Reproduce the listing that follows with no differences at all.

=-=-=

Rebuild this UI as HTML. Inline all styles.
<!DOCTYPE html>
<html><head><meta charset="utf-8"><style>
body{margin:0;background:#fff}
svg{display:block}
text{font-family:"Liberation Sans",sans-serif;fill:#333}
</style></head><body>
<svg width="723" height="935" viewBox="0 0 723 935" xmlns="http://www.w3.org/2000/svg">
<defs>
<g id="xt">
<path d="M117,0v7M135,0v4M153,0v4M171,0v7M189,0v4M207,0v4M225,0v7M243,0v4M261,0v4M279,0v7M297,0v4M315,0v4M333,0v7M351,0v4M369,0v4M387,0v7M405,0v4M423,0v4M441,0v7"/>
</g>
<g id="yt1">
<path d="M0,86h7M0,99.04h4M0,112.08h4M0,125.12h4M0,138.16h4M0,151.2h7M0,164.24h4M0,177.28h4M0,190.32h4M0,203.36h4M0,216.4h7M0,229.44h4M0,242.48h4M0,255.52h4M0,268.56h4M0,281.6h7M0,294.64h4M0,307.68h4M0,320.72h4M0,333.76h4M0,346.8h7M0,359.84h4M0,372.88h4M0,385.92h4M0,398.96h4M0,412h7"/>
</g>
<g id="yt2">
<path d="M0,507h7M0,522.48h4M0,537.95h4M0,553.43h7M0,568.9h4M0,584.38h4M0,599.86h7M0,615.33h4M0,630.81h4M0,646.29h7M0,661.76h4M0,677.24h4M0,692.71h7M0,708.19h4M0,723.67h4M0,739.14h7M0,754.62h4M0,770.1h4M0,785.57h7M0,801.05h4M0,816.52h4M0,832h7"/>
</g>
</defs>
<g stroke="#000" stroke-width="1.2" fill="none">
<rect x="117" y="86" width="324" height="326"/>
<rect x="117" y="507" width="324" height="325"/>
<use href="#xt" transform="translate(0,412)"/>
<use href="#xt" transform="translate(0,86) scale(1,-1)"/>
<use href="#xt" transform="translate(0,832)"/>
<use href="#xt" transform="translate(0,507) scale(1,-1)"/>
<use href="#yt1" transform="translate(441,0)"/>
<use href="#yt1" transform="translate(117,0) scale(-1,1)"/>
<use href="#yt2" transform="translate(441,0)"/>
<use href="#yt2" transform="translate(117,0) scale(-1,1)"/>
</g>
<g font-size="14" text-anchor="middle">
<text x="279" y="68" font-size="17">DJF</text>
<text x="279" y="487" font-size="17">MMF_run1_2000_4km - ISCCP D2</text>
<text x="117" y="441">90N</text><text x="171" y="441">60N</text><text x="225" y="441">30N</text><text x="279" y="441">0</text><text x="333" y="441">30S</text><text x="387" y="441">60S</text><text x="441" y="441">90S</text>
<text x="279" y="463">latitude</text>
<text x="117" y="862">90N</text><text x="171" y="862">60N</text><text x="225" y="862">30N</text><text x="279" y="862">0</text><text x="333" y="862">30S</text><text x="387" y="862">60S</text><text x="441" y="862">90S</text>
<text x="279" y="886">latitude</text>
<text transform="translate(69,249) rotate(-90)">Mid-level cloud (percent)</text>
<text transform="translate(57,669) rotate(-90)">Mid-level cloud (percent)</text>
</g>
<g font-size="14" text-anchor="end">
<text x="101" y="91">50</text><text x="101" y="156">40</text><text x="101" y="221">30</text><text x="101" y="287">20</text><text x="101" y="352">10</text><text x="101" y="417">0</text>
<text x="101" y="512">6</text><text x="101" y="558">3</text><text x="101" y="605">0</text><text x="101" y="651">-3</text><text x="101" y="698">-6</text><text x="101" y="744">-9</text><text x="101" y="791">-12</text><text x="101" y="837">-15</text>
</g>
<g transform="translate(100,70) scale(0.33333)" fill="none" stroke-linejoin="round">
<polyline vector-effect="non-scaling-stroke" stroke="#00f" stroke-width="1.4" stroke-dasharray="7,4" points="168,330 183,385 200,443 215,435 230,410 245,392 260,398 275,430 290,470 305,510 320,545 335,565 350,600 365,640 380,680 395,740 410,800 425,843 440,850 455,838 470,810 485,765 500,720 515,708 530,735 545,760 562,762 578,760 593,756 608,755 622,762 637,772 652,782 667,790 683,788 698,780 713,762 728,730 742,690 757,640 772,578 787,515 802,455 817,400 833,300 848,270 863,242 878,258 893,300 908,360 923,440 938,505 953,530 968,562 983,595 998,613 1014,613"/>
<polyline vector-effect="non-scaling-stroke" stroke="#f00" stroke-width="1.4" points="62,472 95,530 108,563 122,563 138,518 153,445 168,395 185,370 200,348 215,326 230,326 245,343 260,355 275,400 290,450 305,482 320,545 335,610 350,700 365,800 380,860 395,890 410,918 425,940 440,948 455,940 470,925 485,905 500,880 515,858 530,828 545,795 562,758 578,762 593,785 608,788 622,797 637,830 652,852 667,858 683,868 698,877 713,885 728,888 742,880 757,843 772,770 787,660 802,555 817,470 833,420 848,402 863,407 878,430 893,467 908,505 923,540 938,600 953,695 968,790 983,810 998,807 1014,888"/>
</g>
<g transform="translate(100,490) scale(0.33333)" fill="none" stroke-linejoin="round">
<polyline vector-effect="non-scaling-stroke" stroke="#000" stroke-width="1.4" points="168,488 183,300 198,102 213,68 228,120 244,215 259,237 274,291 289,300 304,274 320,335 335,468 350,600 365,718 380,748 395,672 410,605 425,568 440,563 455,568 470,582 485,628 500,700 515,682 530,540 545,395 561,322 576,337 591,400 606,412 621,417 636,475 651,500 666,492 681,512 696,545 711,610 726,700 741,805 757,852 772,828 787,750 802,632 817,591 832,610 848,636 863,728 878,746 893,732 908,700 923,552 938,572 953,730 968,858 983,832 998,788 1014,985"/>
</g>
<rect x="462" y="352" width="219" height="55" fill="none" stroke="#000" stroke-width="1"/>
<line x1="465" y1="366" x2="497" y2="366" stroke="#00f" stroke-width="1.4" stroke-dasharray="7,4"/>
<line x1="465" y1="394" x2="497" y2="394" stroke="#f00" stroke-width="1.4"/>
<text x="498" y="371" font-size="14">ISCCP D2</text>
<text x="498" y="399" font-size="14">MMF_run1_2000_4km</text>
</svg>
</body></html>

=-=-=

■ **REPLY**:
Rebuild this UI as HTML. Inline all styles.
<!DOCTYPE html>
<html><head><meta charset="utf-8"><style>
body{margin:0;background:#fff}
svg{display:block}
text{font-family:"Liberation Sans",sans-serif;fill:#333}
</style></head><body>
<svg width="723" height="935" viewBox="0 0 723 935" xmlns="http://www.w3.org/2000/svg">
<defs>
<g id="xt">
<path d="M117,0v7M135,0v4M153,0v4M171,0v7M189,0v4M207,0v4M225,0v7M243,0v4M261,0v4M279,0v7M297,0v4M315,0v4M333,0v7M351,0v4M369,0v4M387,0v7M405,0v4M423,0v4M441,0v7"/>
</g>
<g id="yt1">
<path d="M0,86h7M0,99.04h4M0,112.08h4M0,125.12h4M0,138.16h4M0,151.2h7M0,164.24h4M0,177.28h4M0,190.32h4M0,203.36h4M0,216.4h7M0,229.44h4M0,242.48h4M0,255.52h4M0,268.56h4M0,281.6h7M0,294.64h4M0,307.68h4M0,320.72h4M0,333.76h4M0,346.8h7M0,359.84h4M0,372.88h4M0,385.92h4M0,398.96h4M0,412h7"/>
</g>
<g id="yt2">
<path d="M0,507h7M0,522.48h4M0,537.95h4M0,553.43h7M0,568.9h4M0,584.38h4M0,599.86h7M0,615.33h4M0,630.81h4M0,646.29h7M0,661.76h4M0,677.24h4M0,692.71h7M0,708.19h4M0,723.67h4M0,739.14h7M0,754.62h4M0,770.1h4M0,785.57h7M0,801.05h4M0,816.52h4M0,832h7"/>
</g>
</defs>
<g stroke="#000" stroke-width="1.2" fill="none">
<rect x="117" y="86" width="324" height="326"/>
<rect x="117" y="507" width="324" height="325"/>
<use href="#xt" transform="translate(0,412)"/>
<use href="#xt" transform="translate(0,86) scale(1,-1)"/>
<use href="#xt" transform="translate(0,832)"/>
<use href="#xt" transform="translate(0,507) scale(1,-1)"/>
<use href="#yt1" transform="translate(441,0)"/>
<use href="#yt1" transform="translate(117,0) scale(-1,1)"/>
<use href="#yt2" transform="translate(441,0)"/>
<use href="#yt2" transform="translate(117,0) scale(-1,1)"/>
</g>
<g font-size="14" text-anchor="middle">
<text x="279" y="68" font-size="17">DJF</text>
<text x="279" y="487" font-size="17">MMF_run1_2000_4km - ISCCP D2</text>
<text x="117" y="441">90N</text><text x="171" y="441">60N</text><text x="225" y="441">30N</text><text x="279" y="441">0</text><text x="333" y="441">30S</text><text x="387" y="441">60S</text><text x="441" y="441">90S</text>
<text x="279" y="463">latitude</text>
<text x="117" y="862">90N</text><text x="171" y="862">60N</text><text x="225" y="862">30N</text><text x="279" y="862">0</text><text x="333" y="862">30S</text><text x="387" y="862">60S</text><text x="441" y="862">90S</text>
<text x="279" y="886">latitude</text>
<text transform="translate(69,249) rotate(-90)">Mid-level cloud (percent)</text>
<text transform="translate(57,669) rotate(-90)">Mid-level cloud (percent)</text>
</g>
<g font-size="14" text-anchor="end">
<text x="101" y="91">50</text><text x="101" y="156">40</text><text x="101" y="221">30</text><text x="101" y="287">20</text><text x="101" y="352">10</text><text x="101" y="417">0</text>
<text x="101" y="512">6</text><text x="101" y="558">3</text><text x="101" y="605">0</text><text x="101" y="651">-3</text><text x="101" y="698">-6</text><text x="101" y="744">-9</text><text x="101" y="791">-12</text><text x="101" y="837">-15</text>
</g>
<g transform="translate(100,70) scale(0.33333)" fill="none" stroke-linejoin="round">
<polyline vector-effect="non-scaling-stroke" stroke="#00f" stroke-width="1.4" stroke-dasharray="7,4" points="168,330 183,385 200,443 215,435 230,410 245,392 260,398 275,430 290,470 305,510 320,545 335,565 350,600 365,640 380,680 395,740 410,800 425,843 440,850 455,838 470,810 485,765 500,720 515,708 530,735 545,760 562,762 578,760 593,756 608,755 622,762 637,772 652,782 667,790 683,788 698,780 713,762 728,730 742,690 757,640 772,578 787,515 802,455 817,400 833,300 848,270 863,242 878,258 893,300 908,360 923,440 938,505 953,530 968,562 983,595 998,613 1014,613"/>
<polyline vector-effect="non-scaling-stroke" stroke="#f00" stroke-width="1.4" points="62,472 95,530 108,563 122,563 138,518 153,445 168,395 185,370 200,348 215,326 230,326 245,343 260,355 275,400 290,450 305,482 320,545 335,610 350,700 365,800 380,860 395,890 410,918 425,940 440,948 455,940 470,925 485,905 500,880 515,858 530,828 545,795 562,758 578,762 593,785 608,788 622,797 637,830 652,852 667,858 683,868 698,877 713,885 728,888 742,880 757,843 772,770 787,660 802,555 817,470 833,420 848,402 863,407 878,430 893,467 908,505 923,540 938,600 953,695 968,790 983,810 998,807 1014,888"/>
</g>
<g transform="translate(100,490) scale(0.33333)" fill="none" stroke-linejoin="round">
<polyline vector-effect="non-scaling-stroke" stroke="#000" stroke-width="1.4" points="168,488 183,300 198,102 213,68 228,120 244,215 259,237 274,291 289,300 304,274 320,335 335,468 350,600 365,718 380,748 395,672 410,605 425,568 440,563 455,568 470,582 485,628 500,700 515,682 530,540 545,395 561,322 576,337 591,400 606,412 621,417 636,475 651,500 666,492 681,512 696,545 711,610 726,700 741,805 757,852 772,828 787,750 802,632 817,591 832,610 848,636 863,728 878,746 893,732 908,700 923,552 938,572 953,730 968,858 983,832 998,788 1014,985"/>
</g>
<rect x="462" y="352" width="219" height="55" fill="none" stroke="#000" stroke-width="1"/>
<line x1="465" y1="366" x2="497" y2="366" stroke="#00f" stroke-width="1.4" stroke-dasharray="7,4"/>
<line x1="465" y1="394" x2="497" y2="394" stroke="#f00" stroke-width="1.4"/>
<text x="498" y="371" font-size="14">ISCCP D2</text>
<text x="498" y="399" font-size="14">MMF_run1_2000_4km</text>
</svg>
</body></html>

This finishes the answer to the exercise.